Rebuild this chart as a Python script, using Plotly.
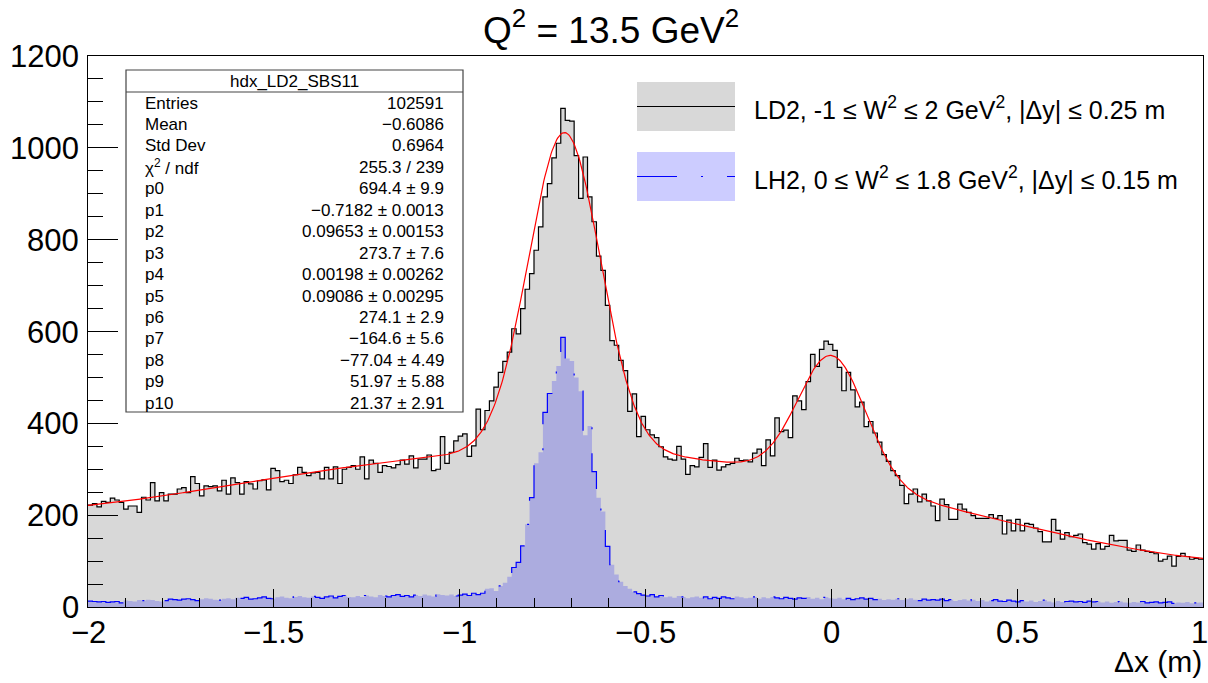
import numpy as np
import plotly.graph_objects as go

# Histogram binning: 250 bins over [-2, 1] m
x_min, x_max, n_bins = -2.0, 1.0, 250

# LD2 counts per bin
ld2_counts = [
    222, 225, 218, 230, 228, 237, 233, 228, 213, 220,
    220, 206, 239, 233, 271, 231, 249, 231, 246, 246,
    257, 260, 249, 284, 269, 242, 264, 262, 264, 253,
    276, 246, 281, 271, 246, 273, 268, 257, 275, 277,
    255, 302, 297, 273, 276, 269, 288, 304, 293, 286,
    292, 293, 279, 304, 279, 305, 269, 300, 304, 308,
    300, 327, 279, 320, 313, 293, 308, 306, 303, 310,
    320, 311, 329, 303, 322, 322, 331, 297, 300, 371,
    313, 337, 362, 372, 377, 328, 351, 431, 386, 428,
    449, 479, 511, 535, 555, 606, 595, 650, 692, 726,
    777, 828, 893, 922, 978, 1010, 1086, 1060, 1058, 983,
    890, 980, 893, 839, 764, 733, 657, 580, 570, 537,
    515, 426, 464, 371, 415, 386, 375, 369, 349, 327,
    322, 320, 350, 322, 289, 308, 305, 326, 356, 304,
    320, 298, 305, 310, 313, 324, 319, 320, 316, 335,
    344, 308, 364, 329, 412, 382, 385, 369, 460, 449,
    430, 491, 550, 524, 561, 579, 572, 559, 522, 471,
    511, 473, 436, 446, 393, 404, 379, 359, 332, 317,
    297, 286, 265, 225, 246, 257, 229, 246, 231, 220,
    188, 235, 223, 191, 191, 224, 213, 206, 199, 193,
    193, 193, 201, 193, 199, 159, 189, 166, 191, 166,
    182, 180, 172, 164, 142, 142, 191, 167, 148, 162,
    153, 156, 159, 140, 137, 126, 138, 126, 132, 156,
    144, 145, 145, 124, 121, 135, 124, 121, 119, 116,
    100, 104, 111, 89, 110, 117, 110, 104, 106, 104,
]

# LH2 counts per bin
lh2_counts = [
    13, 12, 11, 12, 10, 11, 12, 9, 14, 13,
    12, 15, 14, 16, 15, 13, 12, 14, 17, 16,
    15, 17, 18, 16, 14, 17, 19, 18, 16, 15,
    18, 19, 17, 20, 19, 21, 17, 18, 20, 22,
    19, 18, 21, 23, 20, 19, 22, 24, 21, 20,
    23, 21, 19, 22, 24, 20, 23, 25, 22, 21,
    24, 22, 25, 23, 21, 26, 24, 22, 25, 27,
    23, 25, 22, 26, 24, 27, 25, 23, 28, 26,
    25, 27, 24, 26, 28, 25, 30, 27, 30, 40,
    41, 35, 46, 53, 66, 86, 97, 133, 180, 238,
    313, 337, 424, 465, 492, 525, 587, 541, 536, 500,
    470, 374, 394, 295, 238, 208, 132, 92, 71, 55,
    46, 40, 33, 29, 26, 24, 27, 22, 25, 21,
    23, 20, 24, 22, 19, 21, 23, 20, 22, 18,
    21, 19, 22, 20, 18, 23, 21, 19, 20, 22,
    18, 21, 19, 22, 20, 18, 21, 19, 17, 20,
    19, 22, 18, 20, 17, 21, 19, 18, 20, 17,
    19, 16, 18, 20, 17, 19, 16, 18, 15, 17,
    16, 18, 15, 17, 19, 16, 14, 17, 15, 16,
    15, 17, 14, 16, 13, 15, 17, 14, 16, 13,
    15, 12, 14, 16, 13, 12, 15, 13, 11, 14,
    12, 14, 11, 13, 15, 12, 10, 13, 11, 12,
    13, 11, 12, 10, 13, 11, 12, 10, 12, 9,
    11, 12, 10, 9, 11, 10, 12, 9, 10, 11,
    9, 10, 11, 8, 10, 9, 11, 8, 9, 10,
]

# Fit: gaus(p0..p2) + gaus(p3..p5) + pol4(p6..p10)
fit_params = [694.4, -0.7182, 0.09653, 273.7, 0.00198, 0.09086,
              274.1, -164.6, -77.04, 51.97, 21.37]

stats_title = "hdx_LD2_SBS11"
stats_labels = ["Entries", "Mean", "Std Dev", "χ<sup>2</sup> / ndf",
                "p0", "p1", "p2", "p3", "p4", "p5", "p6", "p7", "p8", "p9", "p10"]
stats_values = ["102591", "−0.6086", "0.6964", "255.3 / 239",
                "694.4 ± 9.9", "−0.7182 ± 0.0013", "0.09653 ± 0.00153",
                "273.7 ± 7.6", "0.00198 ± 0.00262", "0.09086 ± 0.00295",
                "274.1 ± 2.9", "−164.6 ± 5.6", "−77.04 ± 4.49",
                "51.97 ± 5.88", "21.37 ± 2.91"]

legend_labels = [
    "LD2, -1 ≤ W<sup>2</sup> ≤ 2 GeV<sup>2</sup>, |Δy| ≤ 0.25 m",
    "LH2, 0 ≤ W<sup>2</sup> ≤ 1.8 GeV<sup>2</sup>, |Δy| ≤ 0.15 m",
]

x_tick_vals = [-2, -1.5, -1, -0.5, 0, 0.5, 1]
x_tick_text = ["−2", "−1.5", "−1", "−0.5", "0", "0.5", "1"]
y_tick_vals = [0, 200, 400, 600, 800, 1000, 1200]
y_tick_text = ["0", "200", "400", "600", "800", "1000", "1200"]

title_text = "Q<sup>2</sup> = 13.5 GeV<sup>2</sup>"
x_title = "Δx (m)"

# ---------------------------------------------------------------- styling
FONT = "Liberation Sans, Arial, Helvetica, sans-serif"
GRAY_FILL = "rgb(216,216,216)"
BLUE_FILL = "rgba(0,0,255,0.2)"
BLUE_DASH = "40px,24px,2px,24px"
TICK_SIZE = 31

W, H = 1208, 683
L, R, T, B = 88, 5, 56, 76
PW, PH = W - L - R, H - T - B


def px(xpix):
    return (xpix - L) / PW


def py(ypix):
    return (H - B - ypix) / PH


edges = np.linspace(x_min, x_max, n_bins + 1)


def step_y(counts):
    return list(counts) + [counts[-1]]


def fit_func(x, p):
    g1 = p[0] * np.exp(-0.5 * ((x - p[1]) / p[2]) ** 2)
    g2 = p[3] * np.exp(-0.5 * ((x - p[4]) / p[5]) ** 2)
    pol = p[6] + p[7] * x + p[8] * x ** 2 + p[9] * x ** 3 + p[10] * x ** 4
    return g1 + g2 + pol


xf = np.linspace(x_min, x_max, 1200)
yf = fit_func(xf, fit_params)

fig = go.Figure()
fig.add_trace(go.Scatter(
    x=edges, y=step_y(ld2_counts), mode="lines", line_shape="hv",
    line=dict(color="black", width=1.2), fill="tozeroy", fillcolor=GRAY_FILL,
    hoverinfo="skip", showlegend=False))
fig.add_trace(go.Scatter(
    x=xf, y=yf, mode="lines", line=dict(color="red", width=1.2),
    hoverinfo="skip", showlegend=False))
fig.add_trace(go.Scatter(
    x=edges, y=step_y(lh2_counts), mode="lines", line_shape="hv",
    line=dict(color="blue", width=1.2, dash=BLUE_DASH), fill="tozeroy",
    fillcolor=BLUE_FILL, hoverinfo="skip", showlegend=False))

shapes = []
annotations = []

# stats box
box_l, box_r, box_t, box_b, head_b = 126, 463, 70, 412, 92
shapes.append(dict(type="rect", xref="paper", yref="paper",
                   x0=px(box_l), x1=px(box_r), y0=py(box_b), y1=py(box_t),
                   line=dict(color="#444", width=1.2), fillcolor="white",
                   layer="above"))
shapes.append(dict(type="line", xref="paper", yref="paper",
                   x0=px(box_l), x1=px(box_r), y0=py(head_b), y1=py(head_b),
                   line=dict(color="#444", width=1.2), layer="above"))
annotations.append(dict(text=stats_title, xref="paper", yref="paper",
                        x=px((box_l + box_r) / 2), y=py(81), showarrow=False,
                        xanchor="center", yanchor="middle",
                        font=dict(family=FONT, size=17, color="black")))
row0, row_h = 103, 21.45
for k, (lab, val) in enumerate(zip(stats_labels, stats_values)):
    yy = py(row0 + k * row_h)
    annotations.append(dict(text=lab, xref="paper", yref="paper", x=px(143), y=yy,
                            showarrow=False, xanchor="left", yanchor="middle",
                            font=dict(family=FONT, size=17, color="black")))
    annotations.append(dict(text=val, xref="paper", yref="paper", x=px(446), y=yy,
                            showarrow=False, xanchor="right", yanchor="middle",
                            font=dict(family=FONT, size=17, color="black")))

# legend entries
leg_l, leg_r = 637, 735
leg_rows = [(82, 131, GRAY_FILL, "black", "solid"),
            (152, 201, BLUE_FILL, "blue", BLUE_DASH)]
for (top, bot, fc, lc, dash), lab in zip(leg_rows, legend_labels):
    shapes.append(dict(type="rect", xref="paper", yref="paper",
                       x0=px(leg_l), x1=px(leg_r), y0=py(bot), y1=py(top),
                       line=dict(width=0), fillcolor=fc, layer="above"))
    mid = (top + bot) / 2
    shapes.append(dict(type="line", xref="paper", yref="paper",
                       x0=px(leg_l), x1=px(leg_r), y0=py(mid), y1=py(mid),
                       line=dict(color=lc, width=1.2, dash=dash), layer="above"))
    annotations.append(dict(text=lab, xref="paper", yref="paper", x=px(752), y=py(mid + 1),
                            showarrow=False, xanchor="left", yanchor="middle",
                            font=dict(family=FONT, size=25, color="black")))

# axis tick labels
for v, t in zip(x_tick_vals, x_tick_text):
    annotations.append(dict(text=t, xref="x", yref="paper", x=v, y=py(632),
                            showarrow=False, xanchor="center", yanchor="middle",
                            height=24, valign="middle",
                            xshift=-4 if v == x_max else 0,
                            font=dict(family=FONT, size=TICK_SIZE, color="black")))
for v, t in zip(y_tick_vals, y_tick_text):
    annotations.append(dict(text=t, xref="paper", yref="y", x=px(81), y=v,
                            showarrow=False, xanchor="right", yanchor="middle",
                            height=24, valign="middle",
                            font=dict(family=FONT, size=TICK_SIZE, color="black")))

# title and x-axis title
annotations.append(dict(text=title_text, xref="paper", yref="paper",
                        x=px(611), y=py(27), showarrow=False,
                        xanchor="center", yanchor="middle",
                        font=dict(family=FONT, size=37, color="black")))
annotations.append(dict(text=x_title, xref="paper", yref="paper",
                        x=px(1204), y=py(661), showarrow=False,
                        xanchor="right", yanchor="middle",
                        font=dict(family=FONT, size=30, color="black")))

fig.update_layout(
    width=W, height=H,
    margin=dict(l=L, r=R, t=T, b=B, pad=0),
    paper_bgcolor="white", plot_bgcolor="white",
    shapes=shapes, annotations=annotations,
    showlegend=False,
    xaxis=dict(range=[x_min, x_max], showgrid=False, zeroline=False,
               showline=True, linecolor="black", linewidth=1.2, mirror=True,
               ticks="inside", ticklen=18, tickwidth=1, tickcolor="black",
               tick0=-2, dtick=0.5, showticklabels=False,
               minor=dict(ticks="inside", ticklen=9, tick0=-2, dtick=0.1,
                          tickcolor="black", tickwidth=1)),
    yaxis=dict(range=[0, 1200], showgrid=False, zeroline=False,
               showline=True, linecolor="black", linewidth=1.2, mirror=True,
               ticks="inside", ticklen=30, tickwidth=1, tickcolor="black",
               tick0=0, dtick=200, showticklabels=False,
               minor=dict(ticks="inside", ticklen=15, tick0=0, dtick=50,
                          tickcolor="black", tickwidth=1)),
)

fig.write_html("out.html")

====

Exercise description:
Your task is to reproduce exactly the lines from the start of the data above through the line containing "x_min, x_max, n_bins = -2.0, 1.0, 250", leaving every picture out.

Expected answer:
Rebuild this chart as a Python script, using Plotly.
import numpy as np
import plotly.graph_objects as go

# Histogram binning: 250 bins over [-2, 1] m
x_min, x_max, n_bins = -2.0, 1.0, 250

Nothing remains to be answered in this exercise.